◆ To be done
Report the number of lines that include "this", with no additional text.

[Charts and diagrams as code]
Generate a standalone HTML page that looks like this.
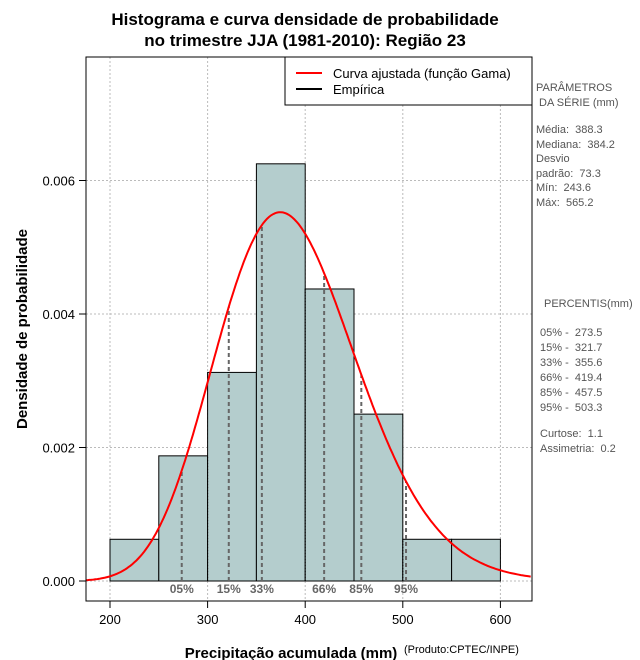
<!DOCTYPE html>
<html><head><meta charset="utf-8"><style>
body{margin:0;background:#fff;}
svg{display:block;font-family:"Liberation Sans",sans-serif;}
#stats text{white-space:pre;}
</style></head><body>
<svg id="chart" width="640" height="660" viewBox="0 0 640 660">
<rect width="640" height="660" fill="#fff"/>
<text x="305" y="25" text-anchor="middle" font-size="17" font-weight="bold">Histograma e curva densidade de probabilidade</text>
<text x="305" y="46" text-anchor="middle" font-size="17" font-weight="bold">no trimestre JJA (1981-2010): Região 23</text>
<g id="grid"></g>
<g id="bars"></g>
<g id="grid2"></g>
<g id="pct"></g>
<path id="curve" fill="none" stroke="#f00" stroke-width="2"/>
<rect x="86" y="57" width="446" height="544" fill="none" stroke="#000"/>
<g id="axes"></g>
<text x="291" y="658" text-anchor="middle" font-size="15" font-weight="bold">Precipitação acumulada (mm)</text>
<text x="404" y="653" font-size="11">(Produto:CPTEC/INPE)</text>
<text transform="translate(27,329) rotate(-90)" text-anchor="middle" font-size="15" font-weight="bold">Densidade de probabilidade</text>
<g>
<rect x="285" y="57" width="247" height="48" fill="#fff" stroke="#000"/>
<line x1="296" y1="73" x2="322" y2="73" stroke="#f00" stroke-width="2"/>
<text x="333" y="78" font-size="13">Curva ajustada (função Gama)</text>
<line x1="296" y1="89" x2="322" y2="89" stroke="#000" stroke-width="2"/>
<text x="333" y="94" font-size="13">Empírica</text>
</g>
<g id="stats" font-size="11" fill="#555">
<text x="536" y="91">PARÂMETROS</text><text x="536" y="106"> DA SÉRIE (mm)</text>
<text x="536" y="133">Média:  388.3</text><text x="536" y="148">Mediana:  384.2</text>
<text x="536" y="162">Desvio</text><text x="536" y="177">padrão:  73.3</text>
<text x="536" y="191">Mín:  243.6</text><text x="536" y="206">Máx:  565.2</text>
<text x="544" y="307">PERCENTIS(mm)</text>
<text x="540" y="336">05% -  273.5</text><text x="540" y="351">15% -  321.7</text>
<text x="540" y="366">33% -  355.6</text><text x="540" y="381">66% -  419.4</text>
<text x="540" y="396">85% -  457.5</text><text x="540" y="411">95% -  503.3</text>
<text x="540" y="437">Curtose:  1.1</text><text x="540" y="452">Assimetria:  0.2</text>
</g>
</svg>
<script>
const binStarts=[200,250,300,350,400,450,500,550];
const densities=[0.000625,0.001875,0.003125,0.00625,0.004375,0.0025,0.000625,0.000625];
const binWidth=50;
const xTicks=[200,300,400,500,600];
const yTicks=[0,0.002,0.004,0.006];
const yTickLabels=["0.000","0.002","0.004","0.006"];
const pctValues=[273.5,321.7,355.6,419.4,457.5,503.3];
const pctLabels=["05%","15%","33%","66%","85%","95%"];
const gammaMean=388.3, gammaSd=73.3;
const NS="http://www.w3.org/2000/svg";
const X=v=>110+(v-200)*0.976;
const Y=v=>581-v*66750;
function mk(t,a,p){const e=document.createElementNS(NS,t);for(const k in a)e.setAttribute(k,a[k]);p.appendChild(e);return e;}
const k=(gammaMean/gammaSd)**2, th=gammaSd*gammaSd/gammaMean;
function lgamma(z){const g=7,c=[0.99999999999980993,676.5203681218851,-1259.1392167224028,771.32342877765313,-176.61502916214059,12.507343278686905,-0.13857109526572012,9.9843695780195716e-6,1.5056327351493116e-7];z-=1;let x=c[0];for(let i=1;i<g+2;i++)x+=c[i]/(z+i);const t=z+g+0.5;return 0.5*Math.log(2*Math.PI)+(z+0.5)*Math.log(t)-t+Math.log(x);}
const pdf=x=>Math.exp((k-1)*Math.log(x)-x/th-lgamma(k)-k*Math.log(th));
const grid=document.getElementById('grid'),grid2=document.getElementById('grid2');
xTicks.forEach(v=>{const l=mk('line',{x1:X(v),x2:X(v),y1:57,y2:601,stroke:'#bbb','stroke-dasharray':'2,2'},grid);
});
yTicks.forEach(v=>{const l=mk('line',{x1:86,x2:532,y1:Y(v),y2:Y(v),stroke:'#bbb','stroke-dasharray':'2,2'},grid);
});
const bars=document.getElementById('bars');
binStarts.forEach((s,i)=>{const r=mk('rect',{x:X(s),y:Y(densities[i]),width:X(s+binWidth)-X(s),height:Y(0)-Y(densities[i]),fill:'#b4cdcd',stroke:'#000'},bars);
});
xTicks.slice(1,4).forEach(v=>{const l=mk('line',{x1:X(v),x2:X(v),y1:Y(0),y2:Y(Math.min(...densities.filter((d,i)=>binStarts[i]<=v&&binStarts[i]+binWidth>=v))),stroke:'#000','stroke-dasharray':'1,2'},grid2);
});
const zl=mk('line',{x1:X(200),x2:X(600),y1:Y(0),y2:Y(0),stroke:'#000','stroke-dasharray':'1,2'},grid2);

const pg=document.getElementById('pct');
pctValues.forEach((v,i)=>{const l=mk('line',{x1:X(v),x2:X(v),y1:Y(0),y2:Y(pdf(v)),stroke:'#666','stroke-width':2,'stroke-dasharray':'4,3'},pg);

const t=mk('text',{x:X(v),y:Y(0)+12,'text-anchor':'middle','font-size':12,'font-weight':'bold',fill:'#666'},pg);t.textContent=pctLabels[i];
});
let d='';for(let x=175;x<=632;x+=2){d+=(d?'L':'M')+X(x).toFixed(1)+','+Y(pdf(x)).toFixed(1);}
document.getElementById('curve').setAttribute('d',d);
const ax=document.getElementById('axes');
xTicks.forEach(v=>{mk('line',{x1:X(v),x2:X(v),y1:601,y2:608,stroke:'#000'},ax);
const t=mk('text',{x:X(v),y:624,'text-anchor':'middle','font-size':13},ax);t.textContent=v;
});
yTicks.forEach((v,i)=>{mk('line',{x1:79,x2:86,y1:Y(v),y2:Y(v),stroke:'#000'},ax);
const t=mk('text',{x:75,y:Y(v)+5,'text-anchor':'end','font-size':13},ax);t.textContent=yTickLabels[i];
});
</script>
</body></html>
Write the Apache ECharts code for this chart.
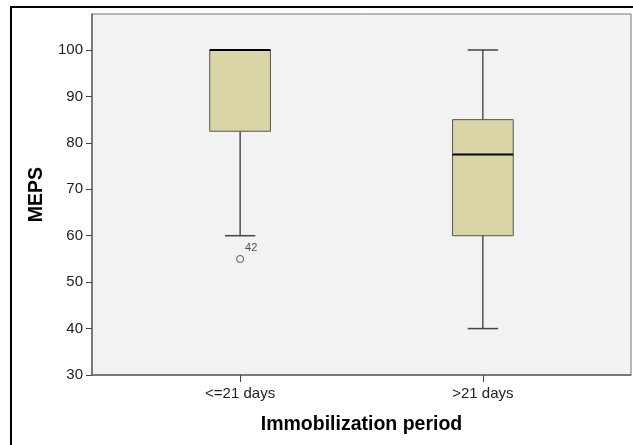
<!DOCTYPE html>
<html>
<head>
<meta charset="utf-8">
<script src="https://cdn.jsdelivr.net/npm/echarts@6/dist/echarts.min.js"></script>
<style>
  html, body { margin: 0; padding: 0; background: #fff; }
  #main { width: 633px; height: 445px; }
</style>
</head>
<body>
<div id="main"></div>
<script>
// groups on the x axis (placed at 1 and 2)
const categories = ["<=21 days", ">21 days"];
const positions = [1, 2];
// [min, Q1, median, Q3, max] per group
const lowWhisker = [60, 40];
const q1 = [82.5, 60];
const median = [100, 77.5];
const q3 = [100, 85];
const highWhisker = [100, 100];
// outliers: group position, value, case id
const outlierPos = [1];
const outlierVal = [55];
const outlierId = ["42"];
const yTicks = [30, 40, 50, 60, 70, 80, 90, 100];

const font = "Liberation Sans, Arial, sans-serif";

const boxData = positions.map((p, i) => [p, lowWhisker[i], q1[i], median[i], q3[i], highWhisker[i]]);
const outlierData = outlierPos.map((p, i) => ({ value: [p, outlierVal[i]], name: outlierId[i] }));

const chart = echarts.init(document.getElementById("main"));

function renderBox(params, api) {
  const x = api.value(0);
  const lo = api.coord([x, api.value(1)]);
  const b1 = api.coord([x, api.value(2)]);
  const md = api.coord([x, api.value(3)]);
  const b3 = api.coord([x, api.value(4)]);
  const hi = api.coord([x, api.value(5)]);
  const boxW = api.size([0.25, 0])[0];
  const capW = boxW / 2;
  const cx = lo[0];
  const line = (x1, y1, x2, y2, stroke, w) => ({
    type: "line",
    shape: { x1: x1, y1: y1, x2: x2, y2: y2 },
    style: { stroke: stroke, lineWidth: w }
  });
  return {
    type: "group",
    children: [
      line(cx, hi[1], cx, b3[1], "#000", 1),
      line(cx, b1[1], cx, lo[1], "#000", 1),
      line(cx - capW / 2, hi[1], cx + capW / 2, hi[1], "#444", 1.5),
      line(cx - capW / 2, lo[1], cx + capW / 2, lo[1], "#444", 1.5),
      {
        type: "rect",
        shape: { x: cx - boxW / 2, y: b3[1], width: boxW, height: b1[1] - b3[1] },
        style: { fill: "#d9d5a7", stroke: "#555", lineWidth: 1 }
      },
      line(cx - boxW / 2, md[1], cx + boxW / 2, md[1], "#000", 2)
    ]
  };
}

chart.setOption({
  animation: false,
  graphic: [{
    type: "rect",
    shape: { x: 11, y: 7, width: 660, height: 480 },
    style: { fill: null, stroke: "#000", lineWidth: 2 },
    z: 10
  }],
  grid: {
    left: 92, right: 2, top: 14, bottom: 70,
    show: true,
    backgroundColor: "#f2f2f2",
    borderColor: "#777",
    borderWidth: 1
  },
  xAxis: {
    type: "value",
    min: 0.39,
    max: 2.61,
    name: "Immobilization period",
    nameLocation: "middle",
    nameGap: 40,
    nameTextStyle: { fontFamily: font, fontSize: 19.5, fontWeight: "bold", color: "#000" },
    splitLine: { show: false },
    axisLine: { show: true, lineStyle: { color: "#666", width: 1.5 } },
    axisTick: { show: true, length: 7, lineStyle: { color: "#444" }, customValues: positions },
    axisLabel: {
      customValues: positions,
      margin: 11,
      fontFamily: font,
      fontSize: 15,
      color: "#222",
      formatter: function (v) { return categories[positions.indexOf(v)] || ""; }
    }
  },
  yAxis: {
    type: "value",
    min: 30,
    max: 107.75,
    name: "MEPS",
    nameLocation: "middle",
    nameRotate: 90,
    nameGap: 45,
    nameTextStyle: { fontFamily: font, fontSize: 19.5, fontWeight: "bold", color: "#000" },
    splitLine: { show: false },
    axisLine: { show: true, lineStyle: { color: "#666", width: 1.5 } },
    axisTick: { show: true, length: 6, lineStyle: { color: "#444" }, customValues: yTicks },
    axisLabel: {
      customValues: yTicks,
      margin: 9,
      fontFamily: font,
      fontSize: 15,
      color: "#222"
    }
  },
  series: [
    {
      type: "custom",
      renderItem: renderBox,
      encode: { x: 0, y: [1, 2, 3, 4, 5] },
      data: boxData,
      z: 2
    },
    {
      type: "scatter",
      data: outlierData,
      symbol: "circle",
      symbolSize: 7,
      itemStyle: { color: "rgba(0,0,0,0)", borderColor: "#333", borderWidth: 1 },
      label: {
        show: true,
        position: "right",
        distance: 1,
        offset: [0, -11],
        formatter: "{b}",
        fontFamily: font,
        fontSize: 11,
        color: "#222"
      },
      z: 3
    }
  ]
});
</script>
</body>
</html>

◆ Full answer
2